'Glaucus and Scylla' Returns to the Kimbell Art Museum

FORT WORTH, TX - Glaucus and Scylla, the Joseph Mallord William Turner painting that the Kimbell Art Museum restituted last year to the heirs of John and Anna Jaffé and subsequently repurchased at auction in April, will be back on view at the Kimbell on Friday, May 4, at noon. Commented Alain Monteagle, principal Jaffé heir: “Nothing pleases my family and myself more than knowing that Glaucus and Scylla is coming back home to the magnificent Kimbell Art Museum. The Museum’s virtuous behavior, decency, and transparency throughout the restitution of the painting has been rewarded.

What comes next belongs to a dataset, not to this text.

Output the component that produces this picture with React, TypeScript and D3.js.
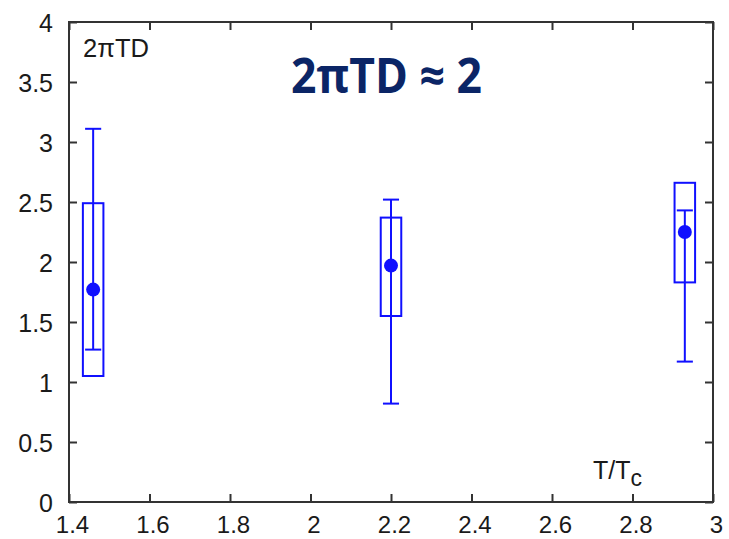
import * as d3 from 'd3';
import React, { FunctionComponent, useEffect, useRef } from 'react';

// values
const temps = [1.46, 2.2, 2.93];
const centers = [1.77, 1.97, 2.25];
const errLow = [1.27, 0.82, 1.17];
const errHigh = [3.11, 2.52, 2.43];
const boxLow = [1.05, 1.55, 1.83];
const boxHigh = [2.49, 2.37, 2.66];
const xTicks = [1.4, 1.6, 1.8, 2, 2.2, 2.4, 2.6, 2.8, 3];
const yTicks = [0, 0.5, 1, 1.5, 2, 2.5, 3, 3.5, 4];

const App: FunctionComponent = () => {
  const svgRef = useRef<SVGSVGElement>(null);

  useEffect(() => {
    const W = 729;
    const H = 539;
    const margin = { top: 22, right: 16, bottom: 37, left: 69 };
    const width = W - margin.left - margin.right;
    const height = H - margin.top - margin.bottom;
    const blue = '#1010ff';
    const font = '"Liberation Sans", Arial, sans-serif';

    const root = d3.select(svgRef.current).attr('width', W).attr('height', H);
    root.selectAll('*').remove();
    root.append('rect').attr('width', W).attr('height', H).attr('fill', '#fff');

    const svg = root.append('g').attr('transform', `translate(${margin.left}, ${margin.top})`);

    const x = d3.scaleLinear().domain([1.4, 3]).range([0, width]);
    const y = d3.scaleLinear().domain([0, 4]).range([height, 0]);

    // axes with inward ticks on all four sides
    const tickLen = 8;
    const axisStyle = (g: d3.Selection<SVGGElement, unknown, null, undefined>) => {
      g.select('.domain').remove();
      g.selectAll('line').attr('stroke', '#333').attr('stroke-width', 2);
    };
    svg.append('g').attr('transform', `translate(0, ${height})`)
      .call(d3.axisBottom(x).tickValues(xTicks).tickSize(-tickLen).tickFormat(() => ''))
      .call(axisStyle);
    svg.append('g')
      .call(d3.axisTop(x).tickValues(xTicks).tickSize(-tickLen).tickFormat(() => ''))
      .call(axisStyle);
    svg.append('g')
      .call(d3.axisLeft(y).tickValues(yTicks).tickSize(-tickLen).tickFormat(() => ''))
      .call(axisStyle);
    svg.append('g').attr('transform', `translate(${width}, 0)`)
      .call(d3.axisRight(y).tickValues(yTicks).tickSize(-tickLen).tickFormat(() => ''))
      .call(axisStyle);

    // tick labels
    svg.append('g').selectAll('text').data(xTicks).join('text')
      .attr('x', (d) => x(d) + 3.5)
      .attr('y', height + 31)
      .attr('text-anchor', 'middle')
      .attr('font-family', font).attr('font-size', 24).attr('fill', '#1a1a1a')
      .text((d) => d3.format('~g')(d));
    svg.append('g').selectAll('text').data(yTicks).join('text')
      .attr('x', -16)
      .attr('y', (d) => y(d) + 10)
      .attr('text-anchor', 'end')
      .attr('font-family', font).attr('font-size', 25).attr('fill', '#1a1a1a')
      .text((d) => d3.format('~g')(d));

    // frame
    svg.append('rect').attr('width', width).attr('height', height)
      .attr('fill', 'none').attr('stroke', '#333').attr('stroke-width', 2);

    const idx = d3.range(temps.length);
    const boxHalf = x(1.4 + 0.0255) - x(1.4);
    const capHalf = x(1.4 + 0.02) - x(1.4);

    // boxes
    svg.append('g').selectAll('rect').data(idx).join('rect')
      .attr('x', (i) => x(temps[i]) - boxHalf)
      .attr('y', (i) => y(boxHigh[i]))
      .attr('width', boxHalf * 2)
      .attr('height', (i) => y(boxLow[i]) - y(boxHigh[i]))
      .attr('fill', 'none').attr('stroke', blue).attr('stroke-width', 2);

    // error bars
    const eb = svg.append('g').attr('stroke', blue).attr('stroke-width', 2);
    eb.selectAll('line.v').data(idx).join('line').attr('class', 'v')
      .attr('x1', (i) => x(temps[i])).attr('x2', (i) => x(temps[i]))
      .attr('y1', (i) => y(errLow[i])).attr('y2', (i) => y(errHigh[i]));
    eb.selectAll('line.top').data(idx).join('line').attr('class', 'top')
      .attr('x1', (i) => x(temps[i]) - capHalf).attr('x2', (i) => x(temps[i]) + capHalf)
      .attr('y1', (i) => y(errHigh[i])).attr('y2', (i) => y(errHigh[i]));
    eb.selectAll('line.bot').data(idx).join('line').attr('class', 'bot')
      .attr('x1', (i) => x(temps[i]) - capHalf).attr('x2', (i) => x(temps[i]) + capHalf)
      .attr('y1', (i) => y(errLow[i])).attr('y2', (i) => y(errLow[i]));

    // central points
    svg.append('g').selectAll('circle').data(idx).join('circle')
      .attr('cx', (i) => x(temps[i])).attr('cy', (i) => y(centers[i]))
      .attr('r', 7).attr('fill', blue);

    // labels inside the frame
    svg.append('text').attr('x', 14).attr('y', 35)
      .attr('font-family', font).attr('font-size', 25).attr('fill', '#1a1a1a')
      .attr('textLength', 66).attr('lengthAdjust', 'spacingAndGlyphs')
      .text('2πTD');

    const tl = svg.append('text').attr('x', 524).attr('y', 457)
      .attr('font-family', font).attr('font-size', 25).attr('fill', '#1a1a1a');
    tl.append('tspan').text('T/T');
    tl.append('tspan').attr('dy', 7).attr('font-size', 23).text('c');

    svg.append('text').attr('x', 222).attr('y', 71)
      .attr('font-family', '"Open Sans", "Liberation Sans", sans-serif')
      .attr('font-weight', 'bold').attr('font-size', 48).attr('fill', '#0b2566')
      .attr('textLength', 191).attr('lengthAdjust', 'spacingAndGlyphs')
      .text('2πTD ≈ 2');
  }, []);

  return <svg ref={svgRef} style={{ position: 'absolute', left: 0, top: 0 }} />;
};

export default App;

This will be the third painting from the Jaffé collection to be permanently exhibited in a U.S. museum. John and Anna Jaffé loved the U.S., and would also have been glad.”
For its homecoming, the painting will be presented in a square frame, allowing viewers to see the unfinished areas in the corners of the picture, which reveal Turner’s fast and expressive working method. In recent years, it has been framed—as Turner intended—in a circular format that has left the corners concealed.
The painting, which had been in the Kimbell’s collection since 1966 prior to its restitution last year, shows a mythological scene of unrequited love in which the brilliant setting sun suggests the power of fate. It is the Museum’s most important British painting, and a canonical example of Turner’s free, luminous, near-abstract late style.